Peter Koch Walked the Gallatin Valley
In a historical sketch written in the 1890s, Danish immigrant Peter Koch described what he had observed earlier during his tramps about the Gallatin Valley in the 1870s. However, he said, most of the physical evidence of first visitors had disappeared with recurring heavy snows, spring runoff, and disturbance of the land from settlement. Koch had studied at the University of Copenhagen, but left at the age of twenty-one to explore the West, most particularly Montana. His career included a stint as a sutler at Fort Ellis in 1869, a bookkeeper in Bozeman, a bank cashier, surveyor, and county attorney. He helped start the city’s library and was the driving, if not stubborn, force in developing a college for Bozeman.
On one of his walking tours, Koch looked over what was left of fur trader Manuel Lisa’s stockade, built on the banks of the Madison River in 1810 near the three forks of the Missouri. Koch studied the entrenchments and what little was left of the camp debris abruptly abandoned by Lisa’s men. At first, the location seemed ideal, with a number of Indian trails leading to and from the site – a favorable situation for trade. Captain William Clark had taken note of these trails in his journals and Koch followed each of them on his jaunts. One led to the south of the Gallatin Valley, and swung east through the wooded foothills to Bozeman Pass. Another crossed the valley floor on a direct route to the pass. One trail led to the mouth of Gallatin Canyon. Still another crossed west along the ridges of what later became the Flying D Ranges to the Madison River. Earlier hunters followed these trails, Koch reasoned, hoping to find bison grazing near the Yellowstone River.

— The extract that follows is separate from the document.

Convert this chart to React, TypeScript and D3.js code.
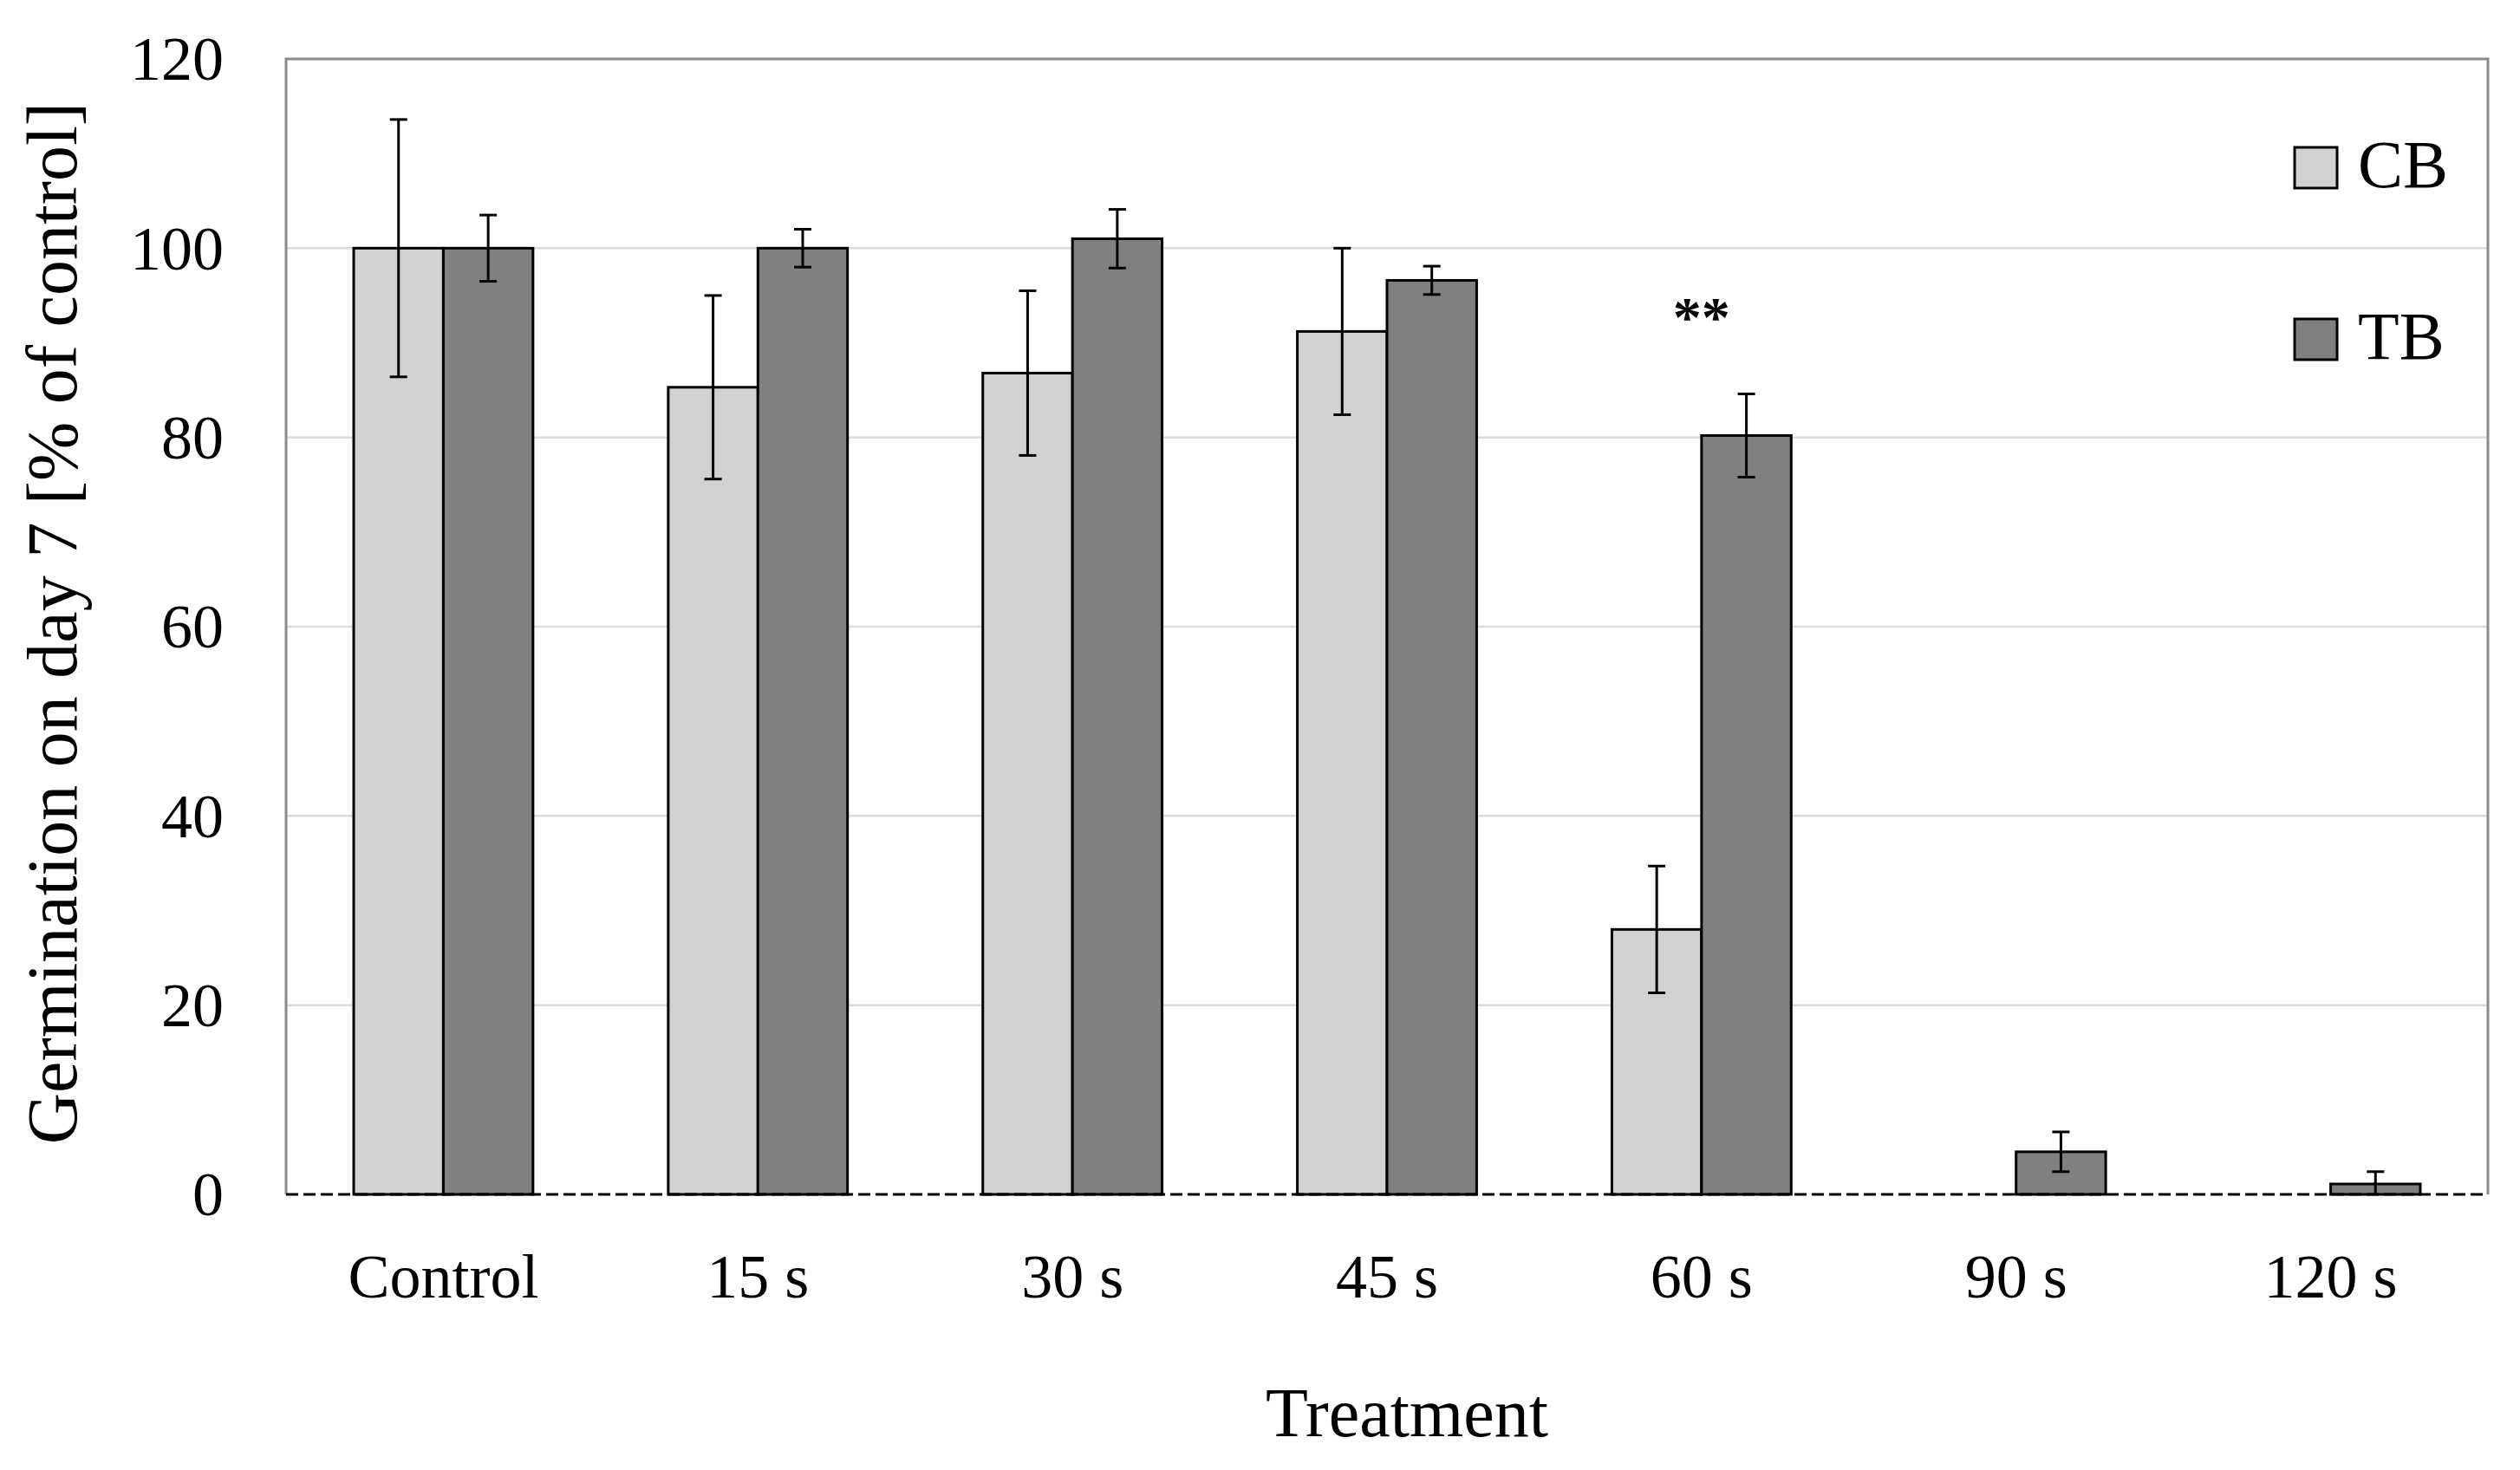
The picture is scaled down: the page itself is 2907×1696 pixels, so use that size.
import React, { useEffect, useRef } from 'react';
import * as d3 from 'd3';

const categories = ['Control', '15 s', '30 s', '45 s', '60 s', '90 s', '120 s'];
const seriesNames = ['CB', 'TB'];
const cbValues = [100, 85.3, 86.8, 91.2, 28.0, 0, 0];
const cbErrors = [13.6, 9.7, 8.7, 8.8, 6.7, 0, 0];
const tbValues = [100, 100, 101.0, 96.6, 80.2, 4.5, 1.1];
const tbErrors = [3.5, 2.0, 3.1, 1.5, 4.4, 2.1, 1.3];
const yTicks = [0, 20, 40, 60, 80, 100, 120];
const annotations = [{ category: '60 s', value: 93.6, text: '**' }];

const colors: Record<string, string> = { CB: '#d3d0d1', TB: '#808080' };
const FONT = '"Liberation Serif", "Times New Roman", serif';

export default function App() {
  const ref = useRef<SVGSVGElement>(null);

  useEffect(() => {
    document.body.style.margin = '0';
    if (!ref.current) return;
    const svg = d3.select(ref.current);
    svg.selectAll('*').remove();

    const W = 2907, H = 1696;
    const m = { left: 330, right: W - 2870, top: 68, bottom: H - 1378 };
    const x0 = d3.scaleBand<string>().domain(categories).range([m.left, W - m.right]).paddingInner(0.43).paddingOuter(0.215);
    const x1 = d3.scaleBand<string>().domain(seriesNames).range([0, x0.bandwidth()]);
    const y = d3.scaleLinear().domain([0, 120]).range([H - m.bottom, m.top]);

    svg.attr('width', W).attr('height', H).style('font-family', FONT);
    svg.append('rect').attr('width', W).attr('height', H).attr('fill', '#fff');

    // gridlines
    svg.append('g').selectAll('line').data(yTicks.filter(t => t > 0 && t < 120)).enter().append('line')
      .attr('x1', m.left).attr('x2', W - m.right).attr('y1', d => y(d)).attr('y2', d => y(d))
      .attr('stroke', '#dcdcdc').attr('stroke-width', 2.5);

    // frame (left, top, right)
    svg.append('path')
      .attr('d', `M${m.left},${y(0)}V${y(120)}H${W - m.right}V${y(0)}`)
      .attr('fill', 'none').attr('stroke', '#8a8a8a').attr('stroke-width', 3);

    const rows = categories.map((c, i) => ({
      c,
      items: [
        { s: 'CB', v: cbValues[i], e: cbErrors[i] },
        { s: 'TB', v: tbValues[i], e: tbErrors[i] },
      ],
    }));

    const g = svg.append('g').selectAll('g').data(rows).enter().append('g')
      .attr('transform', d => `translate(${x0(d.c)},0)`);

    const bars = g.selectAll('g.bar').data(d => d.items.filter(it => it.v > 0)).enter().append('g').attr('class', 'bar');
    bars.append('rect')
      .attr('x', d => x1(d.s)!).attr('width', x1.bandwidth())
      .attr('y', d => y(d.v)).attr('height', d => y(0) - y(d.v))
      .attr('fill', d => colors[d.s]).attr('stroke', '#000').attr('stroke-width', 3);

    const cx = (d: { s: string }) => x1(d.s)! + x1.bandwidth() / 2;
    bars.append('line')
      .attr('x1', cx).attr('x2', cx)
      .attr('y1', d => y(d.v + d.e)).attr('y2', d => y(Math.max(0, d.v - d.e)))
      .attr('stroke', '#000').attr('stroke-width', 3);
    bars.append('line')
      .attr('x1', d => cx(d) - 10).attr('x2', d => cx(d) + 10)
      .attr('y1', d => y(d.v + d.e)).attr('y2', d => y(d.v + d.e))
      .attr('stroke', '#000').attr('stroke-width', 3);
    bars.filter(d => d.v - d.e > 0).append('line')
      .attr('x1', d => cx(d) - 10).attr('x2', d => cx(d) + 10)
      .attr('y1', d => y(d.v - d.e)).attr('y2', d => y(d.v - d.e))
      .attr('stroke', '#000').attr('stroke-width', 3);

    // dashed zero line
    svg.append('line')
      .attr('x1', m.left).attr('x2', W - m.right).attr('y1', y(0)).attr('y2', y(0))
      .attr('stroke', '#000').attr('stroke-width', 3).attr('stroke-dasharray', '14,6');

    // y tick labels
    svg.append('g').selectAll('text').data(yTicks).enter().append('text')
      .attr('x', 258).attr('y', d => y(d)).attr('dy', '0.34em')
      .attr('text-anchor', 'end').attr('font-size', 72).attr('fill', '#000')
      .text(d => d);

    // category labels
    svg.append('g').selectAll('text').data(categories).enter().append('text')
      .attr('x', d => x0(d)! + x0.bandwidth() / 2).attr('y', 1497)
      .attr('text-anchor', 'middle').attr('font-size', 72).attr('fill', '#000')
      .text(d => d);

    // axis titles
    svg.append('text').attr('x', 1623).attr('y', 1657).attr('text-anchor', 'middle')
      .attr('font-size', 80).attr('fill', '#000').text('Treatment');
    svg.append('text').attr('transform', 'translate(88,719) rotate(-90)').attr('text-anchor', 'middle')
      .attr('font-size', 82).attr('fill', '#000').text('Germination on day 7 [% of control]');

    // annotation
    svg.append('g').selectAll('text').data(annotations).enter().append('text')
      .attr('x', d => x0(d.category)! + x0.bandwidth() / 2).attr('y', d => y(d.value) + 32)
      .attr('text-anchor', 'middle').attr('font-size', 66).attr('font-weight', 'bold').attr('fill', '#000')
      .text(d => d.text);

    // legend
    const legend = svg.append('g').selectAll('g').data(seriesNames).enter().append('g')
      .attr('transform', (_, i) => `translate(2647,${170 + i * 198})`);
    legend.append('rect').attr('width', 49).attr('height', 47)
      .attr('fill', d => colors[d]).attr('stroke', '#000').attr('stroke-width', 3);
    legend.append('text').attr('x', 73).attr('y', 46).attr('font-size', 78).attr('fill', '#000').text(d => d);
  }, []);

  return <svg ref={ref} style={{ display: 'block' }} />;
}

Manuel Lisa, however, had not reckoned with the dominance of the Blackfeet warriors who had moved down from the north. The Blackfeet successfully fought the Crow, the Flathead, the Shoshone, and other tribes who, after engaging the Blackfeet in battle, scattered to safety, away from the Gallatin Valley. The Blackfeet "came too often for the success of Manuel Lisa," wrote Koch. Lisa’s men abandoned the fort that same season and hurried south to Henry’s Lake, Idaho. Some independent fur trappers feckless enough to venture into the region learned the hard way about the fierce ways of the Blackfeet. Alas, wrote Koch, "they were men of the rifle and the knife, not of the pen. . . . How we should treasure it now, if we knew the wonderful adventures which must have happened to those rovers along the banks of our familiar streams. Doubtless the waters of all of them had been reddened many a time by their blood."

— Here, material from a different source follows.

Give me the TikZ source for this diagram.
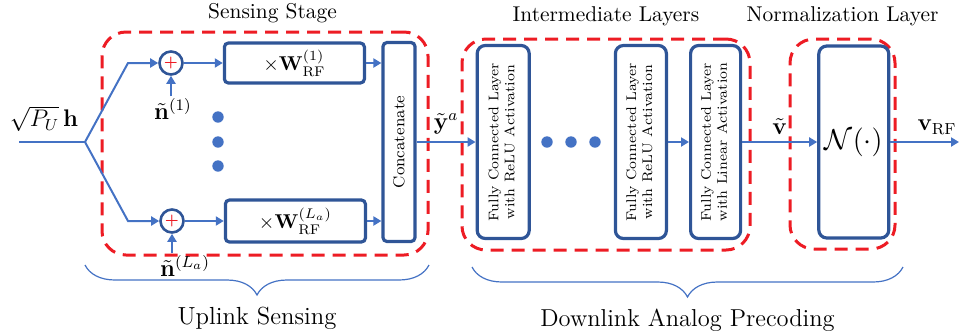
\documentclass[tikz,border=0pt]{standalone}
\usepackage{graphicx,amsmath,amssymb}
\usepackage{tikz}
\usetikzlibrary{arrows.meta,positioning,decorations.pathreplacing,calc}
\definecolor{linkblue}{RGB}{68,114,196}
\definecolor{boxblue}{RGB}{47,85,151}
\definecolor{groupred}{RGB}{237,28,36}
\tikzstyle{block} = [rectangle, draw=boxblue, line width=1.6pt, rounded corners=2pt, text centered, inner sep=0pt]
\tikzstyle{fclayer} = [block, rounded corners=4pt, minimum height=96.5pt]
\tikzstyle{adder} = [circle, draw=boxblue, line width=1.3pt, minimum size=11.5pt, inner sep=0pt]
\tikzstyle{stagebox} = [rectangle, draw=groupred, line width=1.5pt, dash pattern=on 6.5pt off 4pt, rounded corners=12pt]
\tikzstyle{stagetitle} = [scale=1.07]
\tikzstyle{connector} = [line width=1pt, draw=linkblue, -{Triangle[length=4pt,width=4.5pt]}]
\tikzstyle{feed} = [line width=1pt, draw=linkblue]
\tikzstyle{bigdot} = [circle, fill=linkblue, minimum size=5.7pt, inner sep=0pt]
\tikzstyle{groupbrace} = [decorate, decoration={brace, mirror, amplitude=15pt}, draw=linkblue, line width=0.6pt]

\begin{document}
\begin{tikzpicture}[x=1pt, y=1pt]
        \useasboundingbox (0,-96) rectangle (479.5,71);
        \node (sensing-stage) [stagebox, minimum width=163pt, minimum height=111.5pt] at (132.5,-0.75) {};
        \node (intermediate-layers) [stagebox, minimum width=144pt, minimum height=105.5pt] at (303,-1.25) {};
        \node (normalization-layer) [stagebox, minimum width=52.5pt, minimum height=105pt] at (421.25,-1) {};
        \node (sensing-title) [stagetitle, above=0pt of sensing-stage, xshift=3.5pt] {Sensing Stage};
        \node (intermediate-title) [stagetitle, above=2pt of intermediate-layers] {Intermediate Layers};
        \node (normalization-title) [stagetitle, above=2pt of normalization-layer] {Normalization Layer};
        \coordinate (input) at (9.5,0);
        \coordinate (split) at (42.5,0);
        \coordinate (upper-bend) at (64,39.5);
        \coordinate (lower-bend) at (64,-39.5);
        \node (input-label) at (22,11.5) {\large $\sqrt{P_U}\,\mathbf{h}$};
        \node (adder-1) [adder] at (85.5,39.5) {\scriptsize\textcolor{groupred}{$\boldsymbol{+}$}};
        \node (adder-2) [adder] at (86,-39.5) {\scriptsize\textcolor{groupred}{$\boldsymbol{+}$}};
        \node (noise-1) [inner sep=1pt] at (86.5,16.5) {\large $\tilde{\mathbf{n}}^{(1)}$};
        \node (noise-2) [inner sep=1pt] at (92.5,-62) {\large $\tilde{\mathbf{n}}^{(L_a)}$};
        \node (rf-1) [block, minimum width=70pt, minimum height=20pt, right=19.5pt of adder-1] {$\times\mathbf{W}_{\mathrm{RF}}^{(1)}$};
        \node (rf-2) [block, minimum width=70pt, minimum height=21pt, right=19.5pt of adder-2] {$\times\mathbf{W}_{\mathrm{RF}}^{(L_a)}$};
        \node (dot-1) [bigdot] at (109,12.5) {};
        \node (dot-2) [bigdot] at (109,0) {};
        \node (dot-3) [bigdot] at (109,-12) {};
        \node (concat) [block, minimum width=16pt, minimum height=99.5pt] at (199.5,0) {\rotatebox{90}{\footnotesize Concatenate}};
        \node (fc-1) [fclayer, minimum width=26pt, right=29.5pt of concat] {\rotatebox{90}{\scriptsize\begin{tabular}{@{}c@{}}Fully Connected Layer\\with ReLU Activation\end{tabular}}};
        \node (dot-4) [bigdot] at (273.5,0) {};
        \node (dot-5) [bigdot] at (285.5,0) {};
        \node (dot-6) [bigdot] at (297.5,0) {};
        \node (fc-2) [fclayer, minimum width=25.5pt, right=41.5pt of fc-1] {\rotatebox{90}{\scriptsize\begin{tabular}{@{}c@{}}Fully Connected Layer\\with ReLU Activation\end{tabular}}};
        \node (fc-3) [fclayer, minimum width=25pt, right=10.5pt of fc-2] {\rotatebox{90}{\scriptsize\begin{tabular}{@{}c@{}}Fully Connected Layer\\with Linear Activation\end{tabular}}};
        \node (norm) [fclayer, minimum width=35pt, minimum height=96pt, right=37.5pt of fc-3] {\Large $\mathcal{N}(\cdot)$};
        \coordinate (output) at (479.5,0);
        \coordinate (uplink-start) at (42.5,-61.5);
        \coordinate (uplink-end) at (214.5,-61.5);
        \coordinate (downlink-start) at (236,-62.5);
        \coordinate (downlink-end) at (451.5,-62.5);
        \draw [feed] (input) -- (split);
        \draw [connector] (split) -- (upper-bend) -- (adder-1);
        \draw [connector] (split) -- (lower-bend) -- (adder-2);
        \draw [connector] (noise-1.north -| adder-1) -- (adder-1);
        \draw [connector] (noise-2.north -| adder-2) -- (adder-2);
        \draw [connector] (adder-1) -- (rf-1);
        \draw [connector] (adder-2) -- (rf-2);
        \draw [connector] (rf-1) -- (rf-1 -| concat.west);
        \draw [connector] (rf-2) -- (rf-2 -| concat.west);
        \draw [connector] (concat) -- node[above=2.5pt, inner sep=1pt] {\large $\tilde{\mathbf{y}}^{a}$} (fc-1);
        \draw [connector] (fc-2) -- (fc-3);
        \draw [connector] (fc-3) -- node[above] {\large $\tilde{\mathbf{v}}$} (norm);
        \draw [connector] (norm) -- node[above, pos=0.68] {\large $\mathbf{v}_{\mathrm{RF}}$} (output);
        \draw [groupbrace] (uplink-start) -- node[below=17.5pt, scale=1.03] {\large Uplink Sensing} (uplink-end);
        \draw [groupbrace] (downlink-start) -- node[below=17.5pt, scale=1.02] {\large Downlink Analog Precoding} (downlink-end);
    \end{tikzpicture}
\end{document}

Koch also wandered through the site known as Gallatin City near the Three Forks, once predicted to become a thriving metropolis of the West. The settlement, he wrote, "was laid out by certain enterprising Missourians who expected it to prove the head of navigation on the Missouri, forgetting that there was slight obstruction below in the shape of tremendous falls. After receiving a few lessons in geography most of them abandoned the location."

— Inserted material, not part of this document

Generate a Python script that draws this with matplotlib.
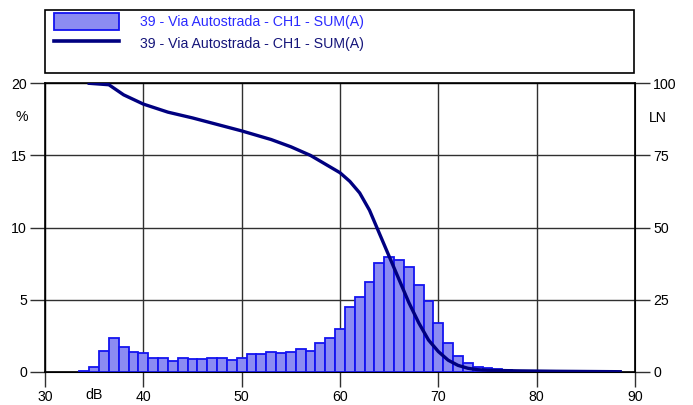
import numpy as np
import matplotlib
matplotlib.use('Agg')
import matplotlib.pyplot as plt
from matplotlib.patches import Rectangle, Patch
from matplotlib.lines import Line2D

plt.rcParams['font.family'] = ['Liberation Sans', 'DejaVu Sans']

# distribution (%), one bar per dB
db=[34,35,36,37,38,39,40,41,42,43,44,45,46,47,48,49,50,51,52,53,54,55,56,57,58,59,
    60,61,62,63,64,65,66,67,68,69,70,71,72,73,74,75,76,77,78,79,80]
pct=[0.05,0.3,1.46,2.31,1.73,1.34,1.27,0.95,0.93,0.75,0.93,0.86,0.88,0.95,0.98,0.81,0.97,
     1.26,1.25,1.34,1.27,1.34,1.6,1.41,2.02,2.37,2.94,4.51,5.2,6.22,7.56,7.93,7.74,7.28,
     6.01,4.9,3.35,1.96,1.12,0.63,0.35,0.23,0.16,0.1,0.08,0.05,0.04]

# cumulative level curve LN
ln_db=[34.5,36.5,38,40,42.5,45,50,53,55,57,59,60,61,62,63,64,65,66,67,68,69,70,71,72,73,74,75,78,82,88.5]
ln_val=[100,99.5,96,92.8,90,88,83.5,80.5,78,75,71,69,66,62,56,48,40,32,24,17,11,7,4,2.2,1.2,0.7,0.5,0.3,0.15,0]

label='39 - Via Autostrada - CH1 - SUM(A)'
fs=10.2

fig=plt.figure(figsize=(6.93,4.05),dpi=100)
ax=fig.add_axes([0.0649,0.0822,0.9163-0.0649,0.7943-0.0822])
ax.bar(db,pct,width=1,color='#8c8cf2',edgecolor='#1414f0',linewidth=1.3,zorder=3)
ax.set_xlim(30,90)
ax.set_ylim(0,20)
ax.set_xticks([30,40,50,60,70,80,90])
ax.set_yticks([0,5,10,15,20])
ax.grid(True,color='#303030',linewidth=1,zorder=0)
ax.tick_params(direction='out',length=11,width=1,color='#303030',labelsize=fs,pad=2)
for s in ax.spines.values():
    s.set_linewidth(1.2)
    s.set_color('black')

ax2=ax.twinx()
ax2.plot(ln_db,ln_val,color='#000080',linewidth=2.4,zorder=4)
ax2.set_ylim(0,100)
ax2.set_yticks([0,25,50,75,100])
ax2.tick_params(direction='out',length=11,width=1,color='#303030',labelsize=fs,pad=2)

ax.text(35,-1.6,'dB',ha='center',va='center',fontsize=fs)
fig.text(22/693,1-117/405,'%',ha='center',va='center',fontsize=fs)
fig.text(658/693,1-118/405,'LN',ha='center',va='center',fontsize=fs)

# legend box
fig.add_artist(Rectangle((45/693,1-73/405),589/693,63/405,transform=fig.transFigure,
                         fill=False,edgecolor='black',linewidth=1.2))
h1=Patch(facecolor='#8c8cf2',edgecolor='#1414f0',linewidth=1.3)
h2=Line2D([],[],color='#000080',linewidth=2.6)
leg=fig.legend([h1,h2],[label,label],loc='upper left',bbox_to_anchor=(54/693,1-13/405),
               frameon=False,fontsize=fs,handlelength=4.6,handleheight=1.5,
               handletextpad=1.5,labelspacing=0.3,borderaxespad=0,borderpad=0)
leg.get_texts()[0].set_color('#2a2aff')
leg.get_texts()[1].set_color('#15157a')

fig.savefig('out.png',dpi=100)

Peter Koch poked about a "kitchen midden" near Middle Creek where he found piles of buffalo bones several feet deep, along with arrowheads and tools. Hiking along Sourdough Creek, he took note, "many a band has probably camped on this very creek and concealed themselves from the lurking Blackfeet in the thicket, which a few years ago covered the ground, on which some of the stateliest buildings of Bozeman now stands." Early settlers, he wrote, built the first home on the site of the Bozeman Hotel.
Koch tramped through Bozeman Pass in all seasons. "I know Bozeman Pass well. I have toiled over it through the deep snows of winter and the bottomless mire of spring. I have crossed it when, dressed in all colors of the rainbow by its matchless flowers, or when ablaze with the russet and gold of its autumn woods." On his hikes in the area, he would think of Captain Clark and his men, climbing the "big hill" to view the Yellowstone for the first time. He also thought of a naked John Colter, cold and hungry, on the run from the Blackfeet, on his way to safety at the fort on the Yellowstone.
Peter Koch’s prose is perhaps florid but it also reflects a forceful personality that always displayed an endless curiosity about the physical nature of the Gallatin Valley.